Щеки у "бати" горели от выпитого денатурата, и слова столяра немца вконец растрогали его. Он торжественно встал, собираясь сказать что-то от всего сердца, но, встретив взгляд сержанта, снова опустился на сундучок. Сидел он, однако, как на угольях.
— Работай, если хочешь, — раздался властный голос Асламова, — мы тебя не обидим. А документ возьми, он мне больше не нужен.
Сержант вернул документ и, опасаясь обычного красноречия Кондратенко, крикнул:
— Разбирайте сундучки и выкатывайтесь!
Посреди комнаты остались два сундучка — Васи Краюшкина и Юзефа Варшавского.
Ефрейтор даже не поднялся на мансарду.
Варшавский совсем замкнулся в себе.
От него редко можно было услышать слово — два и то лишь в ответ на вопрос. В последнее время он не заговаривал даже с Асламовым. Все, что было положено, он делал, как и прочие, но мысли его были далеко.
Солдаты оставили его в покое: почем знать, может быть, как раз сейчас, когда все так пышно зеленеет и цветет, перед глазами у бедняги неотступно стоит ров смерти в его родном польском городке, жена, дети? Может, ему мерещатся открытые глаза его беленькой Лии, дочурки, погребенной заживо?
Сердце матери — все знают, каково оно: мать рыдает, ломает руки. Но кто может понять, что творится в отцовском сердце?
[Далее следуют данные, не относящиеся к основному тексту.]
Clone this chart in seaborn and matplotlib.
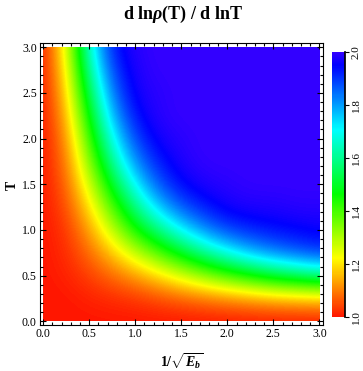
import matplotlib
matplotlib.use("Agg")
import matplotlib.pyplot as plt
import numpy as np
import seaborn as sns
from matplotlib.colors import ListedColormap, hsv_to_rgb
from matplotlib.patches import Rectangle
from matplotlib.ticker import MultipleLocator, FormatStrFormatter

# grid: x = 1/sqrt(E_b), T
x_vals = [0.0, 0.25, 0.5, 0.75, 1.0, 1.25, 1.5, 1.75, 2.0, 2.25, 2.5, 2.75, 3.0]
t_vals = [0.0, 0.25, 0.5, 0.75, 1.0, 1.25, 1.5, 1.75, 2.0, 2.25, 2.5, 2.75, 3.0]

# d ln rho / d ln T, one row per T (bottom to top), one column per x
slope = [
    [1.00, 1.00, 1.00, 1.00, 1.00, 1.00, 1.00, 1.00, 1.00, 1.00, 1.00, 1.00, 1.00],
    [1.00, 1.00, 1.01, 1.02, 1.03, 1.05, 1.07, 1.09, 1.11, 1.13, 1.15, 1.16, 1.17],
    [1.00, 1.01, 1.04, 1.08, 1.13, 1.19, 1.26, 1.33, 1.40, 1.46, 1.52, 1.56, 1.60],
    [1.00, 1.02, 1.08, 1.17, 1.28, 1.39, 1.50, 1.61, 1.70, 1.78, 1.83, 1.87, 1.90],
    [1.00, 1.03, 1.13, 1.28, 1.45, 1.59, 1.72, 1.82, 1.89, 1.92, 1.94, 1.95, 1.96],
    [1.00, 1.05, 1.19, 1.39, 1.59, 1.76, 1.87, 1.93, 1.97, 1.98, 1.98, 1.99, 1.99],
    [1.00, 1.07, 1.26, 1.50, 1.72, 1.87, 1.95, 1.98, 1.99, 2.00, 2.00, 2.00, 2.00],
    [1.00, 1.09, 1.33, 1.61, 1.82, 1.93, 1.98, 2.00, 2.00, 2.00, 2.00, 2.00, 2.00],
    [1.00, 1.11, 1.40, 1.70, 1.89, 1.97, 1.99, 2.00, 2.00, 2.00, 2.00, 2.00, 2.00],
    [1.00, 1.14, 1.47, 1.78, 1.94, 1.99, 2.00, 2.00, 2.00, 2.00, 2.00, 2.00, 2.00],
    [1.00, 1.17, 1.54, 1.84, 1.97, 1.99, 2.00, 2.00, 2.00, 2.00, 2.00, 2.00, 2.00],
    [1.00, 1.20, 1.61, 1.89, 1.98, 2.00, 2.00, 2.00, 2.00, 2.00, 2.00, 2.00, 2.00],
    [1.00, 1.23, 1.67, 1.93, 1.99, 2.00, 2.00, 2.00, 2.00, 2.00, 2.00, 2.00, 2.00],
]

cbar_ticks = [1.0, 1.2, 1.4, 1.6, 1.8, 2.0]

sns.set_theme(style="ticks")
plt.rcParams["font.family"] = ["Liberation Serif", "DejaVu Serif"]
plt.rcParams["mathtext.fontset"] = "custom"
plt.rcParams["mathtext.rm"] = "Liberation Serif:bold"
plt.rcParams["mathtext.it"] = "Liberation Serif:italic:bold"
plt.rcParams["mathtext.bf"] = "Liberation Serif:bold"
for key in ["text.color", "axes.labelcolor", "xtick.color", "ytick.color",
            "axes.edgecolor"]:
    plt.rcParams[key] = "black"

# hue running red -> yellow -> green -> cyan -> blue
hues = np.linspace(0.015, 0.7, 256)
hsv = np.stack([hues, np.ones_like(hues), np.ones_like(hues)], axis=1)
cmap = ListedColormap(hsv_to_rgb(hsv))

fig = plt.figure(figsize=(3.63, 3.71), dpi=100)
ax = fig.add_axes([0.109, 0.124, 0.781, 0.761])

dx = (x_vals[1] - x_vals[0]) / 2
dt = (t_vals[1] - t_vals[0]) / 2
im = ax.imshow(
    np.array(slope),
    origin="lower",
    extent=[x_vals[0] - dx, x_vals[-1] + dx, t_vals[0] - dt, t_vals[-1] + dt],
    cmap=cmap,
    vmin=1.0,
    vmax=2.0,
    interpolation="bicubic",
    interpolation_stage="data",
    aspect="auto",
)
im.set_clip_path(Rectangle((x_vals[0], t_vals[0]), x_vals[-1] - x_vals[0],
                           t_vals[-1] - t_vals[0], transform=ax.transData))

ax.set_xlim(-0.04, 3.04)
ax.set_ylim(-0.04, 3.05)
ax.xaxis.set_major_locator(MultipleLocator(0.5))
ax.yaxis.set_major_locator(MultipleLocator(0.5))
ax.xaxis.set_minor_locator(MultipleLocator(0.1))
ax.yaxis.set_minor_locator(MultipleLocator(0.1))
ax.xaxis.set_major_formatter(FormatStrFormatter("%.1f"))
ax.yaxis.set_major_formatter(FormatStrFormatter("%.1f"))
ax.tick_params(which="both", direction="in", top=True, right=True,
               color="black", labelcolor="black", width=0.8, labelsize=8.5, pad=2)
ax.tick_params(which="major", length=4)
ax.tick_params(which="minor", length=2)
for s in ax.spines.values():
    s.set_linewidth(0.8)
    s.set_color("black")

fig.text(0.5, 1 - 362 / 371, r"$1/\sqrt{E_b}$", ha="center", va="center",
         fontsize=10)
fig.text(12 / 363, 1 - 185 / 371, "T", ha="center", va="center",
         fontsize=10, fontweight="bold", rotation=90)
fig.text(0.503, 1 - 14 / 371, r"d ln$\rho$(T) / d lnT", ha="center",
         va="center", fontsize=13, fontweight="bold")

# colour legend
cax = fig.add_axes([332 / 363, 1 - 317 / 371, 13 / 363, 265 / 371])
cb = fig.colorbar(im, cax=cax, ticks=cbar_ticks)
cb.outline.set_visible(False)
cax.spines["right"].set_visible(True)
cax.spines["right"].set_color("black")
cax.tick_params(direction="out", length=3, width=0.8, labelsize=8, pad=2,
                color="black", labelcolor="black")
cax.set_yticklabels([f"{t:.1f}" for t in cbar_ticks], rotation=90, va="center")

fig.savefig("out.png", dpi=100)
А может быть, оно, как дерево, надломленное бурей, снова пробуждается к жизни.
И правда, Варшавский думал о жене и дочках, но он думал, как отомстить за них.
Словно охотничья собака, делающая стойку над дичью, он опять всю эту ночь на воскресенье простоял в конюшне, прильнув лицом к оконцу, подстерегая кого-то. Ему виден был весь двор — от сторожки Иоганна в глубине до окованной железом двери подвала.
Двор был окутан темнотой, чуть начинавшей редеть. Глаза Варшавского — отсутствующие и словно погасшие в дневное время — теперь сверкали горячечным блеском. Вот колонка, вот водосточный желоб, приспособленный солдатами для того, чтобы поить лошадей, дальше видна аллея, когда-то подстригавшаяся, в конце ее огромная, с обломанным краем каменная ваза в виде гриба, с которой спускается до земли густая завеса дикого винограда.